1956 British film by Robert S. Baker

Passport to Treason is a 1956 British second feature mystery thriller directed by Robert S. Baker and starring Rod Cameron, Lois Maxwell, and Clifford Evans. It was written by Kenneth R. Hayles and Norman Hudis, based on the Manning O'Brine novel of the same name.

== Plot ==
After the death of a friend, private investigator Mike O'Kelly investigates an organisation that claims to be working for world peace, but turns out to be a front for a crime syndicate.

==Cast==
- Rod Cameron as Mike O'Kelly
- Lois Maxwell as Diane Boyd
- Clifford Evans as Orlando Syms
- Peter Illing as Giorgio Sacchi
- Marianne Stone as Miss 'Jonesy' Jones
- Douglas Wilmer as Dr. Randolph
- John Colicos as Pietro
- Ballard Berkeley as Inspector Thredgold
- Andrew Faulds as Barrett
- Barbara Burke as Katrina
- Derek Sydney as Amedeo Sacchi
- Trevor Reid as McCombe
- Neil Wilson as Sergeant Benson
- Peter Swanwick as cafe proprietor
- Hal Osmond as club barman
- Salvin Stewart as travel agency manager
- Anthony Baird as nursing home orderly
- Tom Bowan as bargee

== Critical reception ==
Monthly Film Bulletin said "Opening with the private detective wandering through a London fog, this thriller goes on to introduce the corpse (stabbed) clutching the book with a vital clue, the private nursing home equipped with a good stock of "truth drug," the equivocally placed heroine, and the gun battle in a dockside warehouse. Such classic situations, here presented earnestly but humourlessly, make up a fairly routine melodrama."

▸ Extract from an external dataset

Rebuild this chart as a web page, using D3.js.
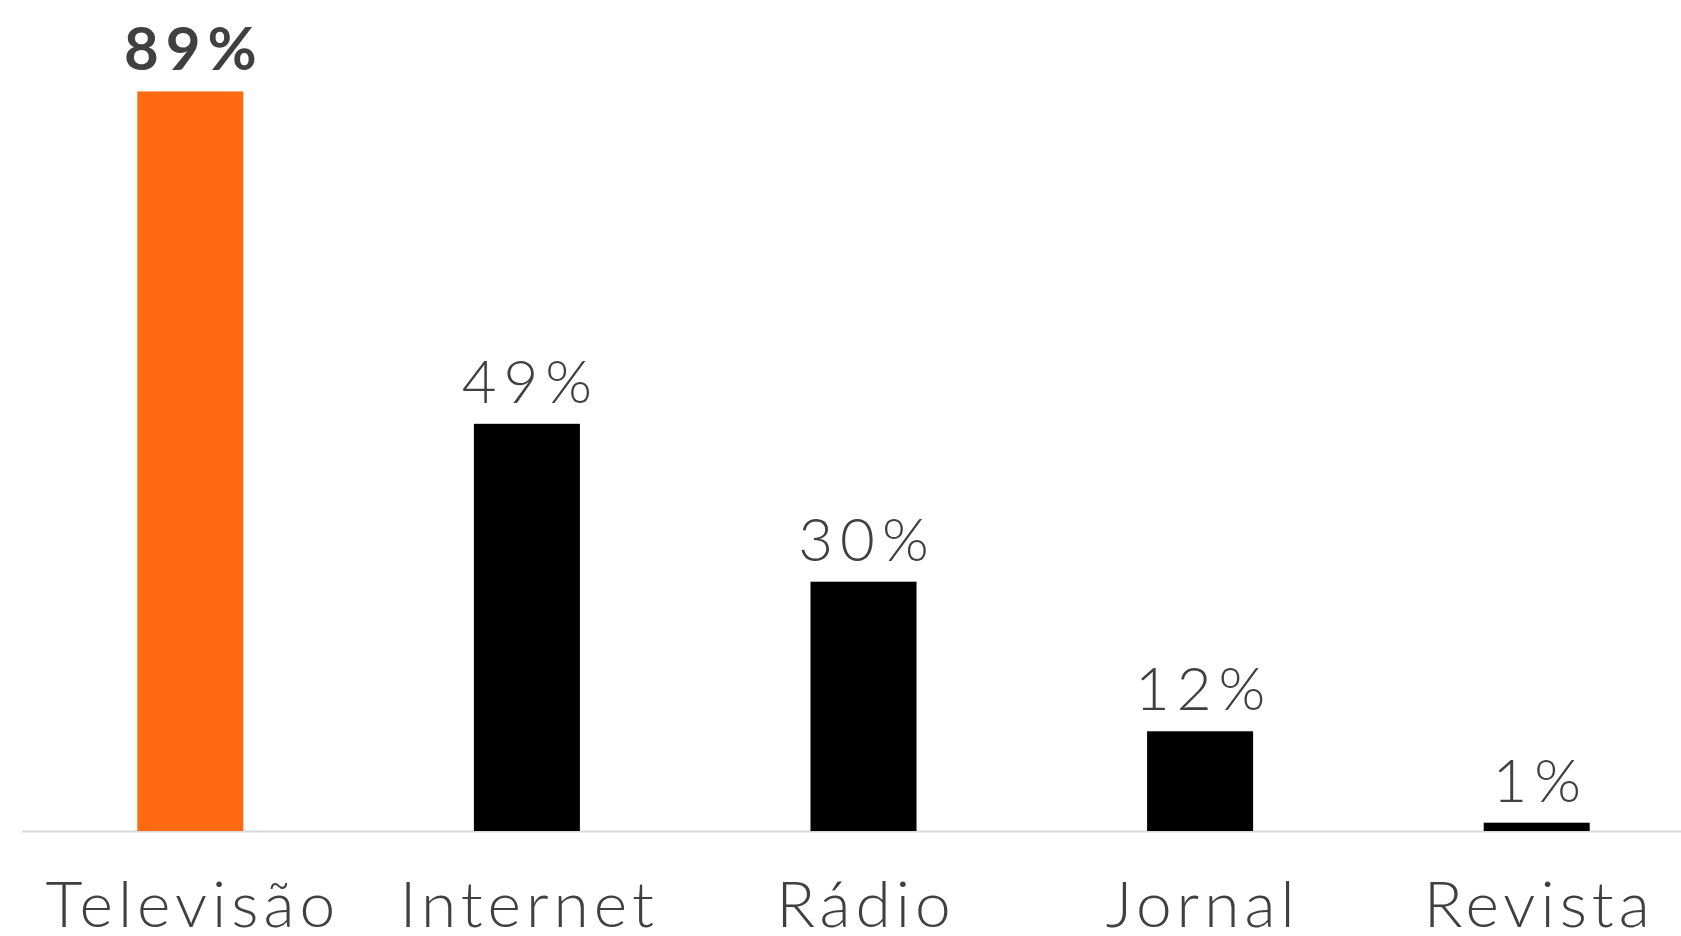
<!DOCTYPE html>
<html><head><meta charset="utf-8">
<script src="https://cdn.jsdelivr.net/npm/d3@7"></script>
<style>
html,body{margin:0;padding:0;background:#fff;}
svg{display:block;}
text{font-family:Lato,"Open Sans",sans-serif;}
</style></head>
<body>
<script>
const categories = ["Televisão","Internet","Rádio","Jornal","Revista"];
const values = [89,49,30,12,1];
const labels = ["89%","49%","30%","12%","1%"];
const highlight = [true,false,false,false,false];

const W = 1681, H = 936;
const svg = d3.select("body").append("svg").attr("width",W).attr("height",H);

const x = d3.scaleBand().domain(categories).range([22, 22+5*336.6]).paddingInner(0.685).paddingOuter(0.3425);
const y = d3.scaleLinear().domain([0,100]).range([831, 0]);

svg.append("line").attr("x1",22).attr("x2",W).attr("y1",831.5).attr("y2",831.5)
  .attr("stroke","#d9d9d9").attr("stroke-width",2);

const data = categories.map((c,i)=>({c, v:values[i], l:labels[i], h:highlight[i]}));

svg.selectAll("rect.bar").data(data).enter().append("rect")
  .attr("class","bar")
  .attr("x",d=>x(d.c)).attr("width",x.bandwidth())
  .attr("y",d=>y(d.v)).attr("height",d=>y(0)-y(d.v))
  .attr("fill",d=>d.h?"#ff6a13":"#000");

const vls = 7, cls = 5;
svg.selectAll("text.val").data(data).enter().append("text")
  .attr("class","val")
  .attr("x",d=>x(d.c)+x.bandwidth()/2+vls/2)
  .attr("y",d=>y(d.v)-21)
  .attr("text-anchor","middle")
  .attr("font-size",60)
  .attr("letter-spacing",vls)
  .attr("font-weight",d=>d.h?700:300)
  .attr("fill","#404040")
  .text(d=>d.l);

svg.selectAll("text.cat").data(data).enter().append("text")
  .attr("class","cat")
  .attr("x",d=>x(d.c)+x.bandwidth()/2+cls/2)
  .attr("y",927)
  .attr("text-anchor","middle")
  .attr("font-size",64)
  .attr("letter-spacing",cls)
  .attr("font-weight",300)
  .attr("fill","#404040")
  .text(d=>d.c);
</script>
</body></html>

Kine Weekly wrote: "Hearty espionage melodrama ... Vigorously portrayed and realistically staged, it'll keep the crowd on the qui vive. Cast- iron British thick ear."

Picturegoer wrote: "Rod Cameron, fhe Western he-man, made the trip to England to star in this espionage melodrama, set in London. Was his journey necessary? Yes!"

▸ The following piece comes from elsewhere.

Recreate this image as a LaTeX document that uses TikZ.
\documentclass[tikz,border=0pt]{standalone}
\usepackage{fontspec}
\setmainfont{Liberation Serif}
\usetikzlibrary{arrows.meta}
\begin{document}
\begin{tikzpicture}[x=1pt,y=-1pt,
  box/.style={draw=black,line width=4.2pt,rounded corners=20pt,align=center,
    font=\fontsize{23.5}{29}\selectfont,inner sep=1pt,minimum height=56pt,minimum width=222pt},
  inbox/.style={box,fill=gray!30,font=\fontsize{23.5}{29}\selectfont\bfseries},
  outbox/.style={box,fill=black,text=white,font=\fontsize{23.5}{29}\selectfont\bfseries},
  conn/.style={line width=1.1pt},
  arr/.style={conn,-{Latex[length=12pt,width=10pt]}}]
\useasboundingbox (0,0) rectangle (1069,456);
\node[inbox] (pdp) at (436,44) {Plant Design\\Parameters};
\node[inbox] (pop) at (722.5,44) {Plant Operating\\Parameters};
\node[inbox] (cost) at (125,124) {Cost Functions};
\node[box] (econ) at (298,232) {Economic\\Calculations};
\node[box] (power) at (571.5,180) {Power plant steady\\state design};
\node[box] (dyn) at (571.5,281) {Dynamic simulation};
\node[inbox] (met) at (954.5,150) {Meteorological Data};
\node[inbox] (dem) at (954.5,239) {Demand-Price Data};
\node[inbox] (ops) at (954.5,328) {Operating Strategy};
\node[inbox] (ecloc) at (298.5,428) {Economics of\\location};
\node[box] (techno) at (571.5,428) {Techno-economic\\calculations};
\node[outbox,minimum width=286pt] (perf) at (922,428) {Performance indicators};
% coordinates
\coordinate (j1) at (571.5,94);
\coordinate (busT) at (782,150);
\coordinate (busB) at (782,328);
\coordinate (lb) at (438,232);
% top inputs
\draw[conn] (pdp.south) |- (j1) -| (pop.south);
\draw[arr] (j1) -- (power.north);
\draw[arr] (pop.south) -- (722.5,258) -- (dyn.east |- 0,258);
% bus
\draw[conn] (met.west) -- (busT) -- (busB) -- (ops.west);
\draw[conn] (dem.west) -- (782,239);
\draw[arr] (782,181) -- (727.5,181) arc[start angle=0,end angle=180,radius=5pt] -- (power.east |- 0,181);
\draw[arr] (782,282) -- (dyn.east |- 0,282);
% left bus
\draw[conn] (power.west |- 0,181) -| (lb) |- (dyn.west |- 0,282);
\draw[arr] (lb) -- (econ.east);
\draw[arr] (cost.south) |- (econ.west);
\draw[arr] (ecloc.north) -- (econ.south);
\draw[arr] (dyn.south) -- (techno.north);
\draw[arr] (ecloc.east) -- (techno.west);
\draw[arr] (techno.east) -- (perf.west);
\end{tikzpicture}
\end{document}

Variety wrote: "Passport to Treason is a run-of-the-mill British whodunit with little to recommend it for the American market ... story line is blurry and frequently burdened by incomprehensible English dialog. ... Baker's direction doesn't help."

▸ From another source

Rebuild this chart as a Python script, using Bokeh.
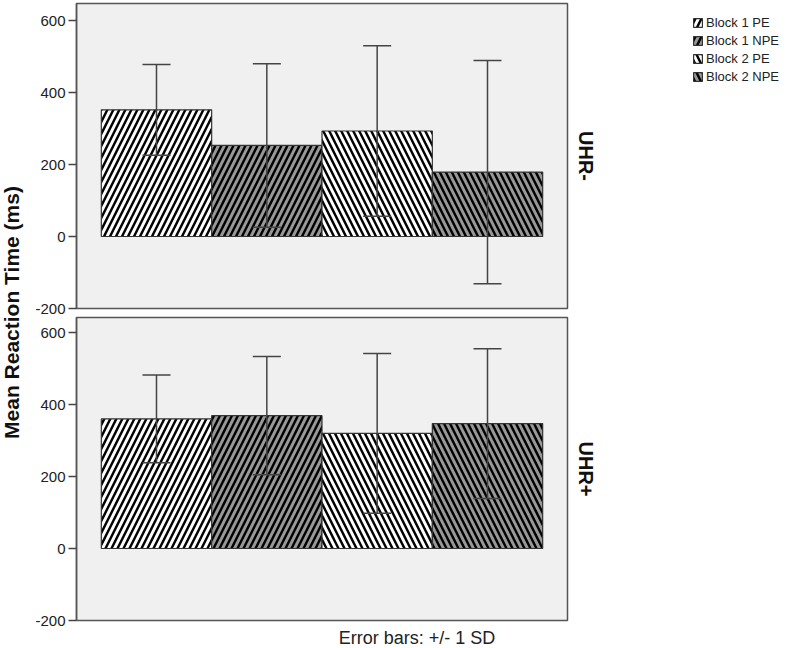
import math
from bokeh.plotting import figure
from bokeh.models import (Range1d, FixedTicker, Whisker, ColumnDataSource, Label, TeeHead,
                          Title, Legend, LegendItem, PrintfTickFormatter)
from bokeh.layouts import row, column
from bokeh.embed import file_html
from bokeh.resources import INLINE

# ---- data ----
groups = ["UHR-", "UHR+"]
series = ["Block 1 PE", "Block 1 NPE", "Block 2 PE", "Block 2 NPE"]
uhr_minus_mean = [352, 253, 293, 179]
uhr_minus_sd = [126, 227, 237, 310]
uhr_plus_mean = [360, 369, 320, 347]
uhr_plus_sd = [122, 164, 222, 208]
y_ticks = [-200, 0, 200, 400, 600]
y_title = "Mean Reaction Time (ms)"
footnote = "Error bars: +/- 1 SD"

# ---- styles ----
fills = ["#ffffff", "#989898", "#ffffff", "#989898"]
patterns = ["right_diagonal_line", "right_diagonal_line",
            "left_diagonal_line", "left_diagonal_line"]
FONT = "Liberation Sans"
LABEL_W = 32
FIG_W = 575
FRAME_W = 494
BORDER_L = 41
BORDER_R = FIG_W - BORDER_L - FRAME_W
LEG_W = 789 - LABEL_W - FIG_W
LEG_H = 100
X0, X1 = -0.225, 4.225
PX_PER_UNIT_Y = 0.36
HATCH = dict(hatch_color="black", hatch_scale=12, hatch_weight=2.4)
BAR_LINE = dict(line_color="#333333", line_width=1.2)


def bare_figure(w, h, xr, yr):
    f = figure(width=w, height=h, output_backend="svg", toolbar_location=None,
               x_range=Range1d(*xr), y_range=Range1d(*yr),
               min_border=0, min_border_left=0, min_border_right=0,
               min_border_top=0, min_border_bottom=0,
               x_axis_location=None, y_axis_location=None)
    f.outline_line_color = None
    f.grid.visible = False
    return f


def make_panel(means, sds, group, border_top, frame_h, border_bottom):
    y_top = -200 + frame_h / PX_PER_UNIT_Y
    p = figure(width=FIG_W, height=border_top + frame_h + border_bottom,
               output_backend="svg", toolbar_location=None,
               x_range=Range1d(X0, X1), y_range=Range1d(-200, y_top),
               min_border_left=BORDER_L, min_border_right=BORDER_R,
               min_border_top=border_top, min_border_bottom=border_bottom,
               x_axis_location=None)
    p.background_fill_color = "#f0f0f0"
    p.border_fill_color = "white"
    p.outline_line_color = "#555555"
    p.outline_line_width = 1.5
    p.grid.visible = False

    ax = p.yaxis[0]
    ax.ticker = FixedTicker(ticks=y_ticks)
    ax.formatter = PrintfTickFormatter(format="%d")
    ax.major_label_text_font = FONT
    ax.major_label_text_font_size = "15px"
    ax.major_label_text_color = "#222222"
    ax.axis_line_color = "#555555"
    ax.axis_line_width = 1.5
    ax.major_tick_line_color = "#444444"
    ax.major_tick_line_width = 1.5
    ax.major_tick_out = 8
    ax.major_tick_in = 0
    ax.minor_tick_out = 0
    ax.minor_tick_in = 0
    ax.major_label_standoff = 3

    sources = []
    for i, s in enumerate(series):
        src = ColumnDataSource(dict(x=[i + 0.5], top=[means[i]],
                                    upper=[means[i] + sds[i]],
                                    lower=[means[i] - sds[i]]))
        sources.append(src)
        p.vbar(x="x", top="top", bottom=0, width=1, source=src,
               fill_color=fills[i], hatch_pattern=patterns[i], **HATCH, **BAR_LINE)
        w = Whisker(base="x", upper="upper", lower="lower", source=src,
                    line_color="#444444", line_width=1.5, level="overlay",
                    upper_head=TeeHead(size=28, line_color="#444444", line_width=1.5),
                    lower_head=TeeHead(size=28, line_color="#444444", line_width=1.5))
        p.add_layout(w)

    p.add_layout(Title(text=group, align="center", text_font=FONT, text_font_style="bold",
                       text_font_size="20px", text_color="#111111", standoff=14), "right")
    return p, sources


p1, src1 = make_panel(uhr_minus_mean, uhr_minus_sd, groups[0], 3, 305, 7)
p2, src2 = make_panel(uhr_plus_mean, uhr_plus_sd, groups[1], 2, 303, 7)

# footnote strip under the lower panel
FOOT_H = 21
foot = bare_figure(FIG_W, FOOT_H, (0, FIG_W), (0, FOOT_H))
foot.add_layout(Label(x=339 - LABEL_W, y=FOOT_H, text=footnote, text_align="left",
                      text_baseline="top", text_font=FONT, text_font_size="18px",
                      text_color="#222222"))

total_h = p1.height + p2.height + FOOT_H

# y-axis title spanning both panels
lf = bare_figure(LABEL_W, total_h, (0, LABEL_W), (0, total_h))
lf.add_layout(Label(x=11, y=total_h - 312, text=y_title, angle=math.pi / 2,
                    text_align="center", text_baseline="middle", text_font=FONT,
                    text_font_style="bold", text_font_size="21px",
                    text_color="#111111"))

# legend block at the top right (its swatches come from hidden copies of the bars)
lg_fig = bare_figure(LEG_W, LEG_H, (0, 1), (0, 1))
items = []
for i, s in enumerate(series):
    r = lg_fig.vbar(x="x", top="top", bottom=0, width=1, source=src1[i],
                    fill_color=fills[i], hatch_pattern=patterns[i], **HATCH, **BAR_LINE)
    r.visible = False
    items.append(LegendItem(label=s, renderers=[r]))
lg = Legend(items=items, location=(692 - (LABEL_W + FIG_W), LEG_H - 15 - 69))
lg.background_fill_alpha = 0
lg.border_line_color = None
lg.inactive_fill_alpha = 0
lg.label_text_font = FONT
lg.label_text_font_size = "13px"
lg.label_text_color = "#222222"
lg.glyph_width = 11
lg.glyph_height = 11
lg.label_height = 13
lg.spacing = 3
lg.padding = 0
lg.margin = 0
lg.label_standoff = 3
lg_fig.add_layout(lg)

layout = row(lf, column(p1, p2, foot), lg_fig)
open("out.html", "w").write(file_html(layout, INLINE))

Leslie Halliwell said: "Stock melodramatic situations straightforwardly presented make this a watchable support."

In British Sound Films: The Studio Years 1928–1959 David Quinlan rated the film as "average", writing: "Resolute thriller reminiscent of the late 1930s."

The Radio Times Guide to Films gave the film 1/5 stars, writing: "Western star Rod Cameron should never have packed his passport to play the private eye in this dire British B-feature with its sub-Hitchcockian plot about neo-fascists in London concealing their activities within an organisation for world peace. A better actor than granite-jawed Cameron might have breathed some life into the line-up of hackneyed situations."